PROBLEM REQUIREMENTS — Repeat only what lies from the line with "Write the seaborn" to the line with "y_ticks = [-5, 0, 5, 10, 15, 20, 25]", those two lines included, exactly as it stands; omit any images.

DATA SUPPLIED —
_ _ _ _ _

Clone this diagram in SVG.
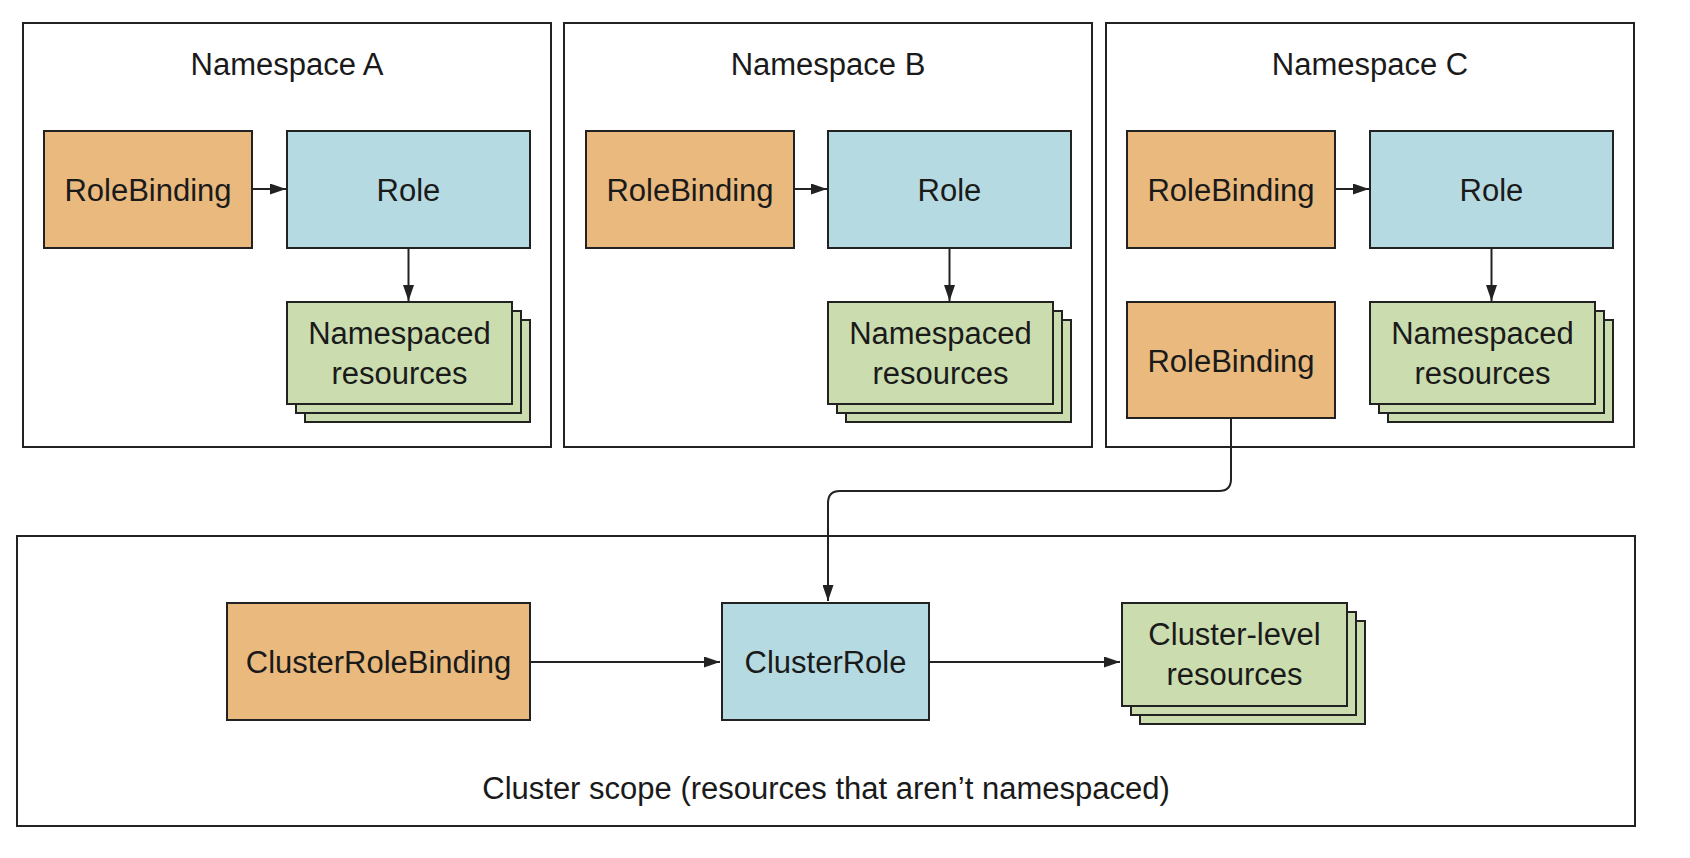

_ _ _ _ _

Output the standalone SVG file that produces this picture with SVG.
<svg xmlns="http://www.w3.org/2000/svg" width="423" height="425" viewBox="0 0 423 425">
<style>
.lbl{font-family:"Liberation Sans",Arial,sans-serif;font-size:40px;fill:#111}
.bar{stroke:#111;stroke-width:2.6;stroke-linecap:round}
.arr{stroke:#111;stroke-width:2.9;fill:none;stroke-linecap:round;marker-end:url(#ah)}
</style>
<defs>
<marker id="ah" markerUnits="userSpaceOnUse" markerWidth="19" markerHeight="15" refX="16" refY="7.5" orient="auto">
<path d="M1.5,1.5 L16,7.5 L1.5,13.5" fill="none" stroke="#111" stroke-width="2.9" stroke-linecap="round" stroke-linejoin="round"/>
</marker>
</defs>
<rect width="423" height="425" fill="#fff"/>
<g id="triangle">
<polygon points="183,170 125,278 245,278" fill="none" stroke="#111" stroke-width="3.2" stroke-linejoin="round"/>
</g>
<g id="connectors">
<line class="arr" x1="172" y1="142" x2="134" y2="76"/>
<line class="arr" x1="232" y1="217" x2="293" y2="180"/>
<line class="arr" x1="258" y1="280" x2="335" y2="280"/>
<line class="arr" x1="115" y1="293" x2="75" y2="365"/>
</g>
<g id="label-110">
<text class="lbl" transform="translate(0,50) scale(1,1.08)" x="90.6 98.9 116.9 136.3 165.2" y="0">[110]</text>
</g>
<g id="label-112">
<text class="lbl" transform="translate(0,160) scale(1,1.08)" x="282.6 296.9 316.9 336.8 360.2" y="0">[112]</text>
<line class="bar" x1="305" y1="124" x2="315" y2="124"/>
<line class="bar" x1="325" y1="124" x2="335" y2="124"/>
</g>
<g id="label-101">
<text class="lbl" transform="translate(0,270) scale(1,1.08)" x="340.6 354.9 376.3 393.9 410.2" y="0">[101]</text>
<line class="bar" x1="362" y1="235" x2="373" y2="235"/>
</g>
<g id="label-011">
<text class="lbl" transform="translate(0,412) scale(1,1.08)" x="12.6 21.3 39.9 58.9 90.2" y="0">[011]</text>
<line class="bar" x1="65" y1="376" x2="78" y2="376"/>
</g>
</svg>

_ _ _ _ _

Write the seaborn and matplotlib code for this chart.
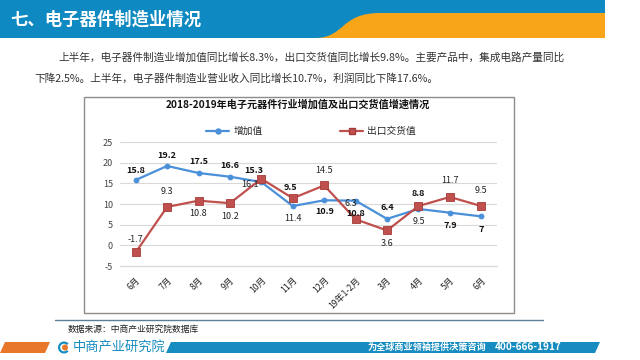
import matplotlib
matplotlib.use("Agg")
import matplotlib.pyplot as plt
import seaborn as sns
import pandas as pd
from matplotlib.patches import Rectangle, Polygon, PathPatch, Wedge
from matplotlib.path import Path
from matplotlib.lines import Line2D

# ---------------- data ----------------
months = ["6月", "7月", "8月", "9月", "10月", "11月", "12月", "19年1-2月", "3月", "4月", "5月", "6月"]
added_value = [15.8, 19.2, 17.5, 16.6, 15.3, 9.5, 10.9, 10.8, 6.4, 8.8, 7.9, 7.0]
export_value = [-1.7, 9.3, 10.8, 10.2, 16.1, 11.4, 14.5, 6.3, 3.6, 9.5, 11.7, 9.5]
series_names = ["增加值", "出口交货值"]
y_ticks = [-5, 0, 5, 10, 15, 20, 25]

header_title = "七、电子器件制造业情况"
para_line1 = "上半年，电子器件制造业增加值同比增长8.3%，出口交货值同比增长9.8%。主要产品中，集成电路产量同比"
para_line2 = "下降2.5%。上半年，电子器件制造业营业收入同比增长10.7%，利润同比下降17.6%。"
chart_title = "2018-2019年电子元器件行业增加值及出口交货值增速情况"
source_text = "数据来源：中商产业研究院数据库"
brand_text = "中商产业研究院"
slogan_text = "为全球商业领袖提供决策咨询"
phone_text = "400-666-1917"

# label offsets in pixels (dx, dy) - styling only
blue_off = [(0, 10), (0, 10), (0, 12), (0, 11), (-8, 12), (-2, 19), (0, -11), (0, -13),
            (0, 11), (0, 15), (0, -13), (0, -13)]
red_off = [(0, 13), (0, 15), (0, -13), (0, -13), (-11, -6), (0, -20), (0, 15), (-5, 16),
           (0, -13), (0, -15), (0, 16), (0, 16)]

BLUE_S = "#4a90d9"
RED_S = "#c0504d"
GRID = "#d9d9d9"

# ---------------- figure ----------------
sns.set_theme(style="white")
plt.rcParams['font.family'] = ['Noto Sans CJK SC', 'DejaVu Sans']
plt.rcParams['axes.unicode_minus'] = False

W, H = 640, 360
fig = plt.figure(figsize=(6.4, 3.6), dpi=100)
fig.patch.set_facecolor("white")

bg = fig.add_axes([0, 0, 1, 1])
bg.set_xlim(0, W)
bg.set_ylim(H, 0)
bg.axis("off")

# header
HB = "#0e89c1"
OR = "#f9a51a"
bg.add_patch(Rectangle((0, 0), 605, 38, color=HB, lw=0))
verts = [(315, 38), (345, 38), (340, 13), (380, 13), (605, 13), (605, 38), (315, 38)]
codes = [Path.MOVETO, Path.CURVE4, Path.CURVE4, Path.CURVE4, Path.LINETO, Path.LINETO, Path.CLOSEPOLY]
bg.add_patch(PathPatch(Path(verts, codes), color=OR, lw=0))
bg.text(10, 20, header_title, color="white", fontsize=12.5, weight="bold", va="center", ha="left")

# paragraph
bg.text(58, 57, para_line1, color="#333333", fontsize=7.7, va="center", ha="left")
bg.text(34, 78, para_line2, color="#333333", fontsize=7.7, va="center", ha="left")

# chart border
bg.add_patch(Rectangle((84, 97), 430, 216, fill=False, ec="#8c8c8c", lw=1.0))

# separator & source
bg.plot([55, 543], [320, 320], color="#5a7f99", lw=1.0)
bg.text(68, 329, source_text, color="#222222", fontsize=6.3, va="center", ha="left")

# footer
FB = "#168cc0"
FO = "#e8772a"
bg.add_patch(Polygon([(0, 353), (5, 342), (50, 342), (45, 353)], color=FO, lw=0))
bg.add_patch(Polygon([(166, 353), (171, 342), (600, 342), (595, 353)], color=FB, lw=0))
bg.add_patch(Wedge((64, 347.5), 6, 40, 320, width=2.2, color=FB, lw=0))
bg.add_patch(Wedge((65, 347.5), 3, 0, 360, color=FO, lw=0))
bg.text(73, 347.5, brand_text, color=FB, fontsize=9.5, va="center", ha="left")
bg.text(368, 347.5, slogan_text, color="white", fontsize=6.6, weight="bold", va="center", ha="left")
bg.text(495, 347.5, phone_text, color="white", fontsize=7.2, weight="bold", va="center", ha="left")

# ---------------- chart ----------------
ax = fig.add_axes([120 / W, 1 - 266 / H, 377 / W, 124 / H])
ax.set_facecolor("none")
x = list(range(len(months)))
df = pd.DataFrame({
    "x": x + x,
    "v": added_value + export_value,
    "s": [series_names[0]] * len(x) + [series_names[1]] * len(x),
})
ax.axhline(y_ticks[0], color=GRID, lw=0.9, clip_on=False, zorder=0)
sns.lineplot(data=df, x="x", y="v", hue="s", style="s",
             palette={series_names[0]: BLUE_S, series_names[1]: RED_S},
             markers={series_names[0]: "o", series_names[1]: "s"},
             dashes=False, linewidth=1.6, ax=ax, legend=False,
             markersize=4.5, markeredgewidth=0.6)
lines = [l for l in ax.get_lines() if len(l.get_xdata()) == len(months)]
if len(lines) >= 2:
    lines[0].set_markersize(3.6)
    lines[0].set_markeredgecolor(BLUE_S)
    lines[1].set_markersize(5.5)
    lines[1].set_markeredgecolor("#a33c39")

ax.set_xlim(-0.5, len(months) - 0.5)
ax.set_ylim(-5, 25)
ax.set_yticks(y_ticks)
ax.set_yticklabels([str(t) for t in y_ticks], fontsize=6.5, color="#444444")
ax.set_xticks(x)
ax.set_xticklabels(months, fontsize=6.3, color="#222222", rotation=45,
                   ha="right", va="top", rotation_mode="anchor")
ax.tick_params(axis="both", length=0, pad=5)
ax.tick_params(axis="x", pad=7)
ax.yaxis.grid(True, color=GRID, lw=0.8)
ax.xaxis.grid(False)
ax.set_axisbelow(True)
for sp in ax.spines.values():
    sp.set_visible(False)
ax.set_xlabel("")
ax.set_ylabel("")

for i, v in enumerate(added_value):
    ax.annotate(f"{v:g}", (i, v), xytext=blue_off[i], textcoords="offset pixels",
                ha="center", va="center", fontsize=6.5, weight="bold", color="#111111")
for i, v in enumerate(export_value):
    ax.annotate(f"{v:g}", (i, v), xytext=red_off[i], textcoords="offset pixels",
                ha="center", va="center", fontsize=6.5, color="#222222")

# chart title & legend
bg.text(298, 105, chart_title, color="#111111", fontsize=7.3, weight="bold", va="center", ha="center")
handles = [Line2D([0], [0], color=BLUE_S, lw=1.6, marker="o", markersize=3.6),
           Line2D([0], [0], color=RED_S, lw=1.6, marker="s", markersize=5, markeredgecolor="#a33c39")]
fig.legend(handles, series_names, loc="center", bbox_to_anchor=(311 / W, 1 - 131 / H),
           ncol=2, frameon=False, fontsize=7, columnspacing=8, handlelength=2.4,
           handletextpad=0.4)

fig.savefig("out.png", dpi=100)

_ _ _ _ _

CORRECT RESPONSE —
Write the seaborn and matplotlib code for this chart.
import matplotlib
matplotlib.use("Agg")
import matplotlib.pyplot as plt
import seaborn as sns
import pandas as pd
from matplotlib.patches import Rectangle, Polygon, PathPatch, Wedge
from matplotlib.path import Path
from matplotlib.lines import Line2D

# ---------------- data ----------------
months = ["6月", "7月", "8月", "9月", "10月", "11月", "12月", "19年1-2月", "3月", "4月", "5月", "6月"]
added_value = [15.8, 19.2, 17.5, 16.6, 15.3, 9.5, 10.9, 10.8, 6.4, 8.8, 7.9, 7.0]
export_value = [-1.7, 9.3, 10.8, 10.2, 16.1, 11.4, 14.5, 6.3, 3.6, 9.5, 11.7, 9.5]
series_names = ["增加值", "出口交货值"]
y_ticks = [-5, 0, 5, 10, 15, 20, 25]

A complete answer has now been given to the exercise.